* [GIVEN EXERCISE] What is needed is the run of lines from the one containing "Give me the Plotly source for this chart." through the one containing "import plotly.graph_objects as go", echoed exactly, with both ends kept and nothing added.

begin

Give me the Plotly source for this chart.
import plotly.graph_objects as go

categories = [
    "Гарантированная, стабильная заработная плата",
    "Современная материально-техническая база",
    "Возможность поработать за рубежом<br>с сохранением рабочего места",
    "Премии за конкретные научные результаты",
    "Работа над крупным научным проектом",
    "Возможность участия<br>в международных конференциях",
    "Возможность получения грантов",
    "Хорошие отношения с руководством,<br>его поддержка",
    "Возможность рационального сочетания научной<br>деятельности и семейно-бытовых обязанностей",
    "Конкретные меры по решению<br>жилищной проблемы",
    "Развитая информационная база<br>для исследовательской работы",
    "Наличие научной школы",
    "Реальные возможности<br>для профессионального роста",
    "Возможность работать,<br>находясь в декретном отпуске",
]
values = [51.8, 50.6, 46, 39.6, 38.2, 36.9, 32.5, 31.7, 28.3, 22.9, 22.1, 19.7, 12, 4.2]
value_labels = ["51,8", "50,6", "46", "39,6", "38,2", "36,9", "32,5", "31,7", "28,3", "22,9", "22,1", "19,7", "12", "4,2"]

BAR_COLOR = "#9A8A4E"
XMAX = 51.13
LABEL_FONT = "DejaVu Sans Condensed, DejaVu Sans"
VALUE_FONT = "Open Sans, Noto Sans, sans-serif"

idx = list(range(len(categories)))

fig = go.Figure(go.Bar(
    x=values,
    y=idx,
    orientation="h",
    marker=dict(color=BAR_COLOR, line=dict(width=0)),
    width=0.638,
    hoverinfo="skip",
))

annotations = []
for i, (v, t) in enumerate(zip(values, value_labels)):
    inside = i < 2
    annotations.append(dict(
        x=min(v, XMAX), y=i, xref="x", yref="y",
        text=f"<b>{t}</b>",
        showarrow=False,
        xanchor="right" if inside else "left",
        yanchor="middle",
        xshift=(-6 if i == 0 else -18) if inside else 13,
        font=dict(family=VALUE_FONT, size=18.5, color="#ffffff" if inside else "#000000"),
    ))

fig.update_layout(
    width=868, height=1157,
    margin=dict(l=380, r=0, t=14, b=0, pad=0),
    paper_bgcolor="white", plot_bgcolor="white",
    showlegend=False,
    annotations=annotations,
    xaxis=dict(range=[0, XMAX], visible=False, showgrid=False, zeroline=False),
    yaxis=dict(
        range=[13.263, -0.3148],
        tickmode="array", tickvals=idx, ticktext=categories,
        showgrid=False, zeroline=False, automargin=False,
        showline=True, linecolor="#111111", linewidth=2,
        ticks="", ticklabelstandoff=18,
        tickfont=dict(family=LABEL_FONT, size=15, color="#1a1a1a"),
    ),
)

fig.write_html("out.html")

end
begin

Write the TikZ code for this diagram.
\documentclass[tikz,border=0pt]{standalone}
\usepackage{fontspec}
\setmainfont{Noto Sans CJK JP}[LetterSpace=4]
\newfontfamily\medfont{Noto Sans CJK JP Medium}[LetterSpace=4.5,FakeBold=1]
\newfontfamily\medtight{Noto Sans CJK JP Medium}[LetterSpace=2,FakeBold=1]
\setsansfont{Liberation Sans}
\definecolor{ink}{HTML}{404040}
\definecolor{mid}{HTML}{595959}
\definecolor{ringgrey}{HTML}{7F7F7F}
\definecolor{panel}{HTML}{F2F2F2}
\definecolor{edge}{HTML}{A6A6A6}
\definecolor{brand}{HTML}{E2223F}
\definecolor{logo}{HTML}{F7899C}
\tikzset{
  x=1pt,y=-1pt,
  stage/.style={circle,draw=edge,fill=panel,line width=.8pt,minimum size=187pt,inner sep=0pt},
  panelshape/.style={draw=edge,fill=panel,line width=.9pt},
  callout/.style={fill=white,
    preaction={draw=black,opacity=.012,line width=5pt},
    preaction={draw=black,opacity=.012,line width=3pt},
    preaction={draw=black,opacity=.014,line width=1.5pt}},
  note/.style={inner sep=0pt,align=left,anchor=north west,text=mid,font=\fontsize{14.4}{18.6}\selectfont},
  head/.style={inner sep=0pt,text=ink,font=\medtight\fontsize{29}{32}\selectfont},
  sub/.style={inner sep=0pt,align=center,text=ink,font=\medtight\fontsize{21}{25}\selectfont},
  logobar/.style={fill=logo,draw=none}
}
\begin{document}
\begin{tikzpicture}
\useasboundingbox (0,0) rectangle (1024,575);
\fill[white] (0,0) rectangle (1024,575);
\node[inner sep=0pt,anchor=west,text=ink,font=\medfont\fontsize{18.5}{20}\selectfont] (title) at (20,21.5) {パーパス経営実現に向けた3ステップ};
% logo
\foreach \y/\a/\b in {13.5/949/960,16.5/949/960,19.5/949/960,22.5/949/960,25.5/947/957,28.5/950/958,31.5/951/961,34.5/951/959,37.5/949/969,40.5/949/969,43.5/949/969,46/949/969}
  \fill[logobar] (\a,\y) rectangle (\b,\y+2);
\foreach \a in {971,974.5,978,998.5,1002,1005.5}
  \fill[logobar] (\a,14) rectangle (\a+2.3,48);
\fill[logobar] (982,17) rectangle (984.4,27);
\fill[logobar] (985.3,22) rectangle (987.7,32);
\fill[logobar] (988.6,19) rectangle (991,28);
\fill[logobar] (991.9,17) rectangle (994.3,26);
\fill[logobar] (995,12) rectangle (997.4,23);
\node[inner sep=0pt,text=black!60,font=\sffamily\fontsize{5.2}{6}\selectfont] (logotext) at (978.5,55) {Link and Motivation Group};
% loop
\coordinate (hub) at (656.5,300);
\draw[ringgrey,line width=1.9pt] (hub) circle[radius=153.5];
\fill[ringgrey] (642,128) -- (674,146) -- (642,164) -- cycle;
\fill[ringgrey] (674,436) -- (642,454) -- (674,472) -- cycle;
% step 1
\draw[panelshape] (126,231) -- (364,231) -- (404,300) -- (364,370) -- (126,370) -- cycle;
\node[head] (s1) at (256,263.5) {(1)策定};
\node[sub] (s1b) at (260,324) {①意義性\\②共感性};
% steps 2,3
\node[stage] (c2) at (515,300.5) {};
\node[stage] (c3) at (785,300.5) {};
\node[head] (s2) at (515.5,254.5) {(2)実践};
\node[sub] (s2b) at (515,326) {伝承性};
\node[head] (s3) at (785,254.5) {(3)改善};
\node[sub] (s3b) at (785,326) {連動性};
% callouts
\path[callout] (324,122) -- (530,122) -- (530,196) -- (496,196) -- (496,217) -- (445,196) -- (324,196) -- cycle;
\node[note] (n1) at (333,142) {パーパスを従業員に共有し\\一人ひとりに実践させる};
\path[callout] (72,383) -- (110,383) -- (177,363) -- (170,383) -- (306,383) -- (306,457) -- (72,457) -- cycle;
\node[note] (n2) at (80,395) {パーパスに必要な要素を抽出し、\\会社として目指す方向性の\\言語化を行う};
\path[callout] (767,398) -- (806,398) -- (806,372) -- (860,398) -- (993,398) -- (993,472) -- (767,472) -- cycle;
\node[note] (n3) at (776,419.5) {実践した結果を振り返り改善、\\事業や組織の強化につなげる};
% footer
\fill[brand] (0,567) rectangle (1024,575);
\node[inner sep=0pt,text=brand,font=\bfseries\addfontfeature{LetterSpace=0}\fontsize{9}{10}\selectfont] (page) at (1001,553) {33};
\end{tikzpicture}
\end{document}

end
begin

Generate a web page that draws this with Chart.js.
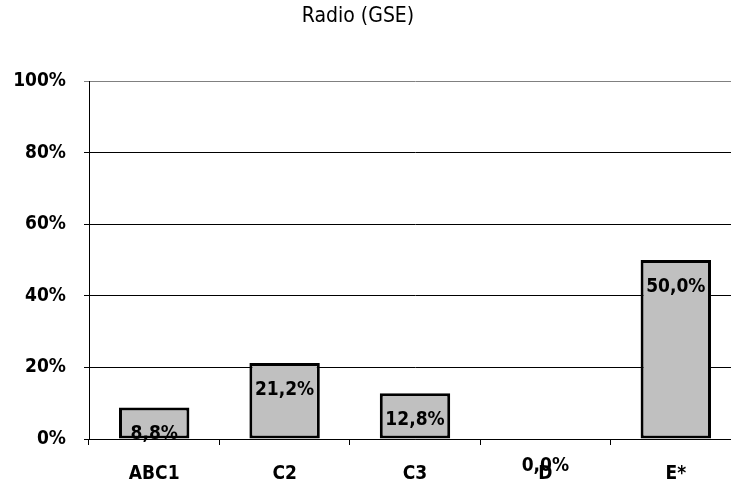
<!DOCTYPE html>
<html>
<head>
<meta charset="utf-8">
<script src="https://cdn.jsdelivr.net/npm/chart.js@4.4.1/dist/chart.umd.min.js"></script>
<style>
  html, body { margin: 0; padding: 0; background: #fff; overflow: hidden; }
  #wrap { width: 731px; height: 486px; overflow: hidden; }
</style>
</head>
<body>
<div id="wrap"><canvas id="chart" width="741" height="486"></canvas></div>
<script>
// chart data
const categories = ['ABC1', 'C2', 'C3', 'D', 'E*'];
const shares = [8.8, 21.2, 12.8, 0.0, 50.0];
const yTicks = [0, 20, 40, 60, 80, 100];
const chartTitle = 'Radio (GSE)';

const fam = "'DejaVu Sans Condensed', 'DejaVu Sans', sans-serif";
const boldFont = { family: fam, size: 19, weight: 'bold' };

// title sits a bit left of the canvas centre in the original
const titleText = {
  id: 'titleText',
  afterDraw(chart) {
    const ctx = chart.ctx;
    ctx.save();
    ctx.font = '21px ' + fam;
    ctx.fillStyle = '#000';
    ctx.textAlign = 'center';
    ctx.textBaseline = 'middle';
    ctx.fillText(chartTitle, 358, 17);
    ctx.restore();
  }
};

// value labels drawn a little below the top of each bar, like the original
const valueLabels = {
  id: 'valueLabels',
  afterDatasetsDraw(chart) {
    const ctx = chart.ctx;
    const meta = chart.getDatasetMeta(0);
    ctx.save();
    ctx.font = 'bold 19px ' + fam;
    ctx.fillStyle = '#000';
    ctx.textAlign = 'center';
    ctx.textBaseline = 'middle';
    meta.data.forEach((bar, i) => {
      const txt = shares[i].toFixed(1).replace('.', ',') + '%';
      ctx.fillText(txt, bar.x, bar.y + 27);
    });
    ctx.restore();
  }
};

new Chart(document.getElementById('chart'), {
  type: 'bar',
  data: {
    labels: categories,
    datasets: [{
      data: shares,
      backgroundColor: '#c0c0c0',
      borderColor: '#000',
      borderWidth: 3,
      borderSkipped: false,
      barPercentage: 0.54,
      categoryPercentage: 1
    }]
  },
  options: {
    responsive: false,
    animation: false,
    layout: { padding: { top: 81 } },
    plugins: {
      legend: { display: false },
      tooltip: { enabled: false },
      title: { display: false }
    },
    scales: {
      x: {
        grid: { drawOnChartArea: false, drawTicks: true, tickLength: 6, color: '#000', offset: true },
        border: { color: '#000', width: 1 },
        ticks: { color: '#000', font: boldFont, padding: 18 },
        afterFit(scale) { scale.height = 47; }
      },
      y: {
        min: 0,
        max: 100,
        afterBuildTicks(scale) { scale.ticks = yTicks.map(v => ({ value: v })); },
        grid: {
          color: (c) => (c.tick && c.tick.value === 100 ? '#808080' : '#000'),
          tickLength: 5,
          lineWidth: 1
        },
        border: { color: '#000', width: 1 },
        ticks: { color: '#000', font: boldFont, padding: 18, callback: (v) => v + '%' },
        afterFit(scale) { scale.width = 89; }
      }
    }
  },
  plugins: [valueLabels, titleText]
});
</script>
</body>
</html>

end

* [RESULT]
Give me the Plotly source for this chart.
import plotly.graph_objects as go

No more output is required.